Christian migrants sing and pray at a service in a makeshift church in their camp in Calais.
CALAIS, FRANCE (AUGUST 2, 2015) (REUTERS) – Ethiopian and Eritrean migrants prayed during a service on Sunday (August 2) in a makeshift church in their camp in Calais.
The camp, known as “The Jungle”, is home to some 3,000 men, women and young children, hoping to one day cross the Channel and reach Britain in search of a better life.
The northern French port has become one of the frontlines in Europe’s wider migrant crisis alongside Italian and Greek islands used as an entry point for those crossing the Mediterranean from Africa or the Middle East.
Freight and passenger traffic through the rail tunnel have been severely disrupted in past weeks, as migrants desperate to enter Britain have stepped up attempts to board trucks and trains travelling from France.
On Sunday, around 50 men, women and young children took part in the church service, praying and singing together before breaking bread afterwards.
Mima, a 29-year-old from Ethiopia, was one of two men leading the ceremony.
He said Sunday was the one moment in the week when they could rest, with praying helping people temporarily forget their current situation.

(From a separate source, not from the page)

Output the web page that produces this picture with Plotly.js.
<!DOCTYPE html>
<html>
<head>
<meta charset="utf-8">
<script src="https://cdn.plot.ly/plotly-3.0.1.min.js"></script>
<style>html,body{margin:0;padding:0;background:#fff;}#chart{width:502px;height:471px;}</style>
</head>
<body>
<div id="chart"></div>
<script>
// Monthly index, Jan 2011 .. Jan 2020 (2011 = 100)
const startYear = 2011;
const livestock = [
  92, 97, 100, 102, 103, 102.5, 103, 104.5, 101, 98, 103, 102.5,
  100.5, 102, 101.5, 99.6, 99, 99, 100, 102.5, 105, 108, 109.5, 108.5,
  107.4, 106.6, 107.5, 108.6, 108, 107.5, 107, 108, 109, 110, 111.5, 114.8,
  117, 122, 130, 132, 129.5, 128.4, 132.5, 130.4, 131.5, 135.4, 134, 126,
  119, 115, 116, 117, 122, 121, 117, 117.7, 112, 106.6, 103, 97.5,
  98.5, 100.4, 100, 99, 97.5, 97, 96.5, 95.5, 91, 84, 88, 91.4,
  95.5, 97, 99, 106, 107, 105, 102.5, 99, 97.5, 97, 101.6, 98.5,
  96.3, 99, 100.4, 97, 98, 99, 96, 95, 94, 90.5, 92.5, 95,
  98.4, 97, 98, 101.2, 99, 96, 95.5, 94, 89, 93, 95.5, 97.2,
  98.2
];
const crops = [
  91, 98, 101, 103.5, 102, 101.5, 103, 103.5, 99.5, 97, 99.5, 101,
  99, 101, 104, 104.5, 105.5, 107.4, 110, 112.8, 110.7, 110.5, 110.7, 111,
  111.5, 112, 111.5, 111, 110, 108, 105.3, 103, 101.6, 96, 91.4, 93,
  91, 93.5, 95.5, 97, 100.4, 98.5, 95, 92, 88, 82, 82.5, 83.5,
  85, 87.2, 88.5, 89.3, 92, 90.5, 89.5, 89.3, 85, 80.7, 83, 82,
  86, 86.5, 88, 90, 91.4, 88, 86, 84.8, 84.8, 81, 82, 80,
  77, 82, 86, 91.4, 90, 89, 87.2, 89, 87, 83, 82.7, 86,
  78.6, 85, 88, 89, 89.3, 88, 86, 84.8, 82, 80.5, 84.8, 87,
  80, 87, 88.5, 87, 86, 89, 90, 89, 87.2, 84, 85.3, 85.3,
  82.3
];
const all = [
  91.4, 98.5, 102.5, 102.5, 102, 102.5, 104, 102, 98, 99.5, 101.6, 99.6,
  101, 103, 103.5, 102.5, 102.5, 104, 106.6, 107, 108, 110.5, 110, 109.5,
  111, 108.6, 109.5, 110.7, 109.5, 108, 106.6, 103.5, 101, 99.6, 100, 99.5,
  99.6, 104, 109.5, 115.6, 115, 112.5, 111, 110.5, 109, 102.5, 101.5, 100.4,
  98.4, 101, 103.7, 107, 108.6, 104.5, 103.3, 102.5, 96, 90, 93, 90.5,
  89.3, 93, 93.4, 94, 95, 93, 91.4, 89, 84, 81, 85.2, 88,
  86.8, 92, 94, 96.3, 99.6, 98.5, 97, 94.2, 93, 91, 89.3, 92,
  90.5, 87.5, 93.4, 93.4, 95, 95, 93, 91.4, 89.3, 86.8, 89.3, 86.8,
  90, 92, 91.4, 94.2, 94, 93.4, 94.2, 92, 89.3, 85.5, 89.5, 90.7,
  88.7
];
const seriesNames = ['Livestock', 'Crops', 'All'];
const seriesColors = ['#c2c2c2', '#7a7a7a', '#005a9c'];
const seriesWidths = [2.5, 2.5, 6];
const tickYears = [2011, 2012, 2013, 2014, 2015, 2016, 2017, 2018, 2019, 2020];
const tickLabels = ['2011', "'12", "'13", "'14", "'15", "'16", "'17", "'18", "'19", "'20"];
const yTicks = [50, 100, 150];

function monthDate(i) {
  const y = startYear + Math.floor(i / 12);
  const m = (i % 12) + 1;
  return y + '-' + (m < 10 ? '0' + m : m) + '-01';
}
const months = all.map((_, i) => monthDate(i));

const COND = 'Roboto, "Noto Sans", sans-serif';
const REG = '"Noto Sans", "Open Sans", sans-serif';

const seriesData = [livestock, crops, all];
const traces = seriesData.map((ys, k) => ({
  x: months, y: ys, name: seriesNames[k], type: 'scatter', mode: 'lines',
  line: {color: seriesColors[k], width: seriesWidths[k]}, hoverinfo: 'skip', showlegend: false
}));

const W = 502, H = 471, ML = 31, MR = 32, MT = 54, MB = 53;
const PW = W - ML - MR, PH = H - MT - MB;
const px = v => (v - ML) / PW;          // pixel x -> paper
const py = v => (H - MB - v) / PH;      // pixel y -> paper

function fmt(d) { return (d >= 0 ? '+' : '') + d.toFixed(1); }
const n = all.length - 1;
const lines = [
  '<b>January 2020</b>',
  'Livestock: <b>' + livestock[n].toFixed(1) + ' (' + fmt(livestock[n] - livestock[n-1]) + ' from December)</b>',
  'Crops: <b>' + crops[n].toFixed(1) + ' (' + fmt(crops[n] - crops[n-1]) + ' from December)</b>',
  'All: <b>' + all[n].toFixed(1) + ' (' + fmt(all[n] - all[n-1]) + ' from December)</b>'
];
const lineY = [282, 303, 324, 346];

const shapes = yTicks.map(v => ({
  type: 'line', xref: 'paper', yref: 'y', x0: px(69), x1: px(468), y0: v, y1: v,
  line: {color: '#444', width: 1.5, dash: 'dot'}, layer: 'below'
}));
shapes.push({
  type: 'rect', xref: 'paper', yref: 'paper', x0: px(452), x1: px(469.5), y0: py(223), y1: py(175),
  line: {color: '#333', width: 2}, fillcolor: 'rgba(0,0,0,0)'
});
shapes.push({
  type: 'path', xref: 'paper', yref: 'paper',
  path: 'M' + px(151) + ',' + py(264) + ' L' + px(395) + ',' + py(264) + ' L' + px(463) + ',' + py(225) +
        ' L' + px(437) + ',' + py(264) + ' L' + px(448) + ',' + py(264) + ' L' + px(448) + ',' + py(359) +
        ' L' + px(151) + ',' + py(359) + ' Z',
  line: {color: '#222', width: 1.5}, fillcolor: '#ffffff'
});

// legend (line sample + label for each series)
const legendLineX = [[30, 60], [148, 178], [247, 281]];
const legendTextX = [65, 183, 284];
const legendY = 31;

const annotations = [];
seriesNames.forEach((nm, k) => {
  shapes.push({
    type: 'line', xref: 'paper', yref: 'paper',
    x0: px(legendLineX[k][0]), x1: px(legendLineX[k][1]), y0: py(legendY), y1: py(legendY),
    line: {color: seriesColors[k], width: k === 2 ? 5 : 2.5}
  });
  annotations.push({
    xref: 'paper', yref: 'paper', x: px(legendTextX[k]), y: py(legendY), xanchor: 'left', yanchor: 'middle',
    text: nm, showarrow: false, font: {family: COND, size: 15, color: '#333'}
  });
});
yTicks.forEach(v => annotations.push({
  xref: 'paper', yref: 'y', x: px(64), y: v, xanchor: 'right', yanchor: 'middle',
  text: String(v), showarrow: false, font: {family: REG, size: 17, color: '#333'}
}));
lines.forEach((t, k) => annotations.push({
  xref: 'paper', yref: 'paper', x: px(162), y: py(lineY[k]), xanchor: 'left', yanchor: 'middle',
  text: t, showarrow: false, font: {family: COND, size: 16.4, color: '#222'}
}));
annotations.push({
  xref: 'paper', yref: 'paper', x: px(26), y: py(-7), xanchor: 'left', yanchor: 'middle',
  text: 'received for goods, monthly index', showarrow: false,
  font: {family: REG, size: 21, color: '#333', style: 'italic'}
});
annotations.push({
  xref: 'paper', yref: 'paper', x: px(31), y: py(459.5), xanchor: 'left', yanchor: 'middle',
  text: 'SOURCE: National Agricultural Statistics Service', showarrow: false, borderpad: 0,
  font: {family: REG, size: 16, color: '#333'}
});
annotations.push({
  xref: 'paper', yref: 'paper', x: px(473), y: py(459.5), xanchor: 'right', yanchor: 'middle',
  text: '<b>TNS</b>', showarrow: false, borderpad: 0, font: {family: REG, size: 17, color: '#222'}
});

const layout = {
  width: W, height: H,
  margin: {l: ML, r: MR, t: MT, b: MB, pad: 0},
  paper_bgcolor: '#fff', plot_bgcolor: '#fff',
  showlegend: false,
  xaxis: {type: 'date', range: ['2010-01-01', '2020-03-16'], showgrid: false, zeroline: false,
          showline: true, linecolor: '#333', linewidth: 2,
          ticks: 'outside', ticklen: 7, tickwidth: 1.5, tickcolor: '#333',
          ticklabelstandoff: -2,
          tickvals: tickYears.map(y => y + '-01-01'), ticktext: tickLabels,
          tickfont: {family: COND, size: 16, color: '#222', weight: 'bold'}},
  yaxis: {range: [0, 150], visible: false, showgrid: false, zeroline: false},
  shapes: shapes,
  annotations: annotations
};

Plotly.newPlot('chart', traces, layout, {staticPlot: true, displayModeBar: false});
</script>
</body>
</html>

“It’s like deep in my heart. Like, even I forgot, I’m not a migrant when I pray here. You know, I just feel like I’m in the house, you know,” he said.
Mima studied I.T. and journalism, and said he one day hopes to return to Ethiopia to work as a journalist. He was one of hundreds cramped on what he described as a plastic boat from Libya to Italy. He was rescued off the coast, saying he only survived because he is a strong swimmer. Several of his friends didn’t make it.
“We say thank you Jesus, because he make, he save our lives. We are not dead. But other people, our friends, they are dead. Also we are praying the ones that have passed away, our friends, now they are not with us, because they are dead on the trip,” he said.
The church in the camp took two months to build, and was constructed with the aid of Christian associations.
The Ethiopian and Eritrean migrants said they would rest on Sunday and would not try to cross the Channel.
Migrants have long gathered in Calais to try to get into Britain. But Eurotunnel, the firm that runs freight and passenger shuttles via the Channel Tunnel, says numbers have swelled to around 5,000 people from about 600 and that it is struggling to cope.
The firm said migrants have also become better organised, mounting nightly attempts in large groups to storm the facilities.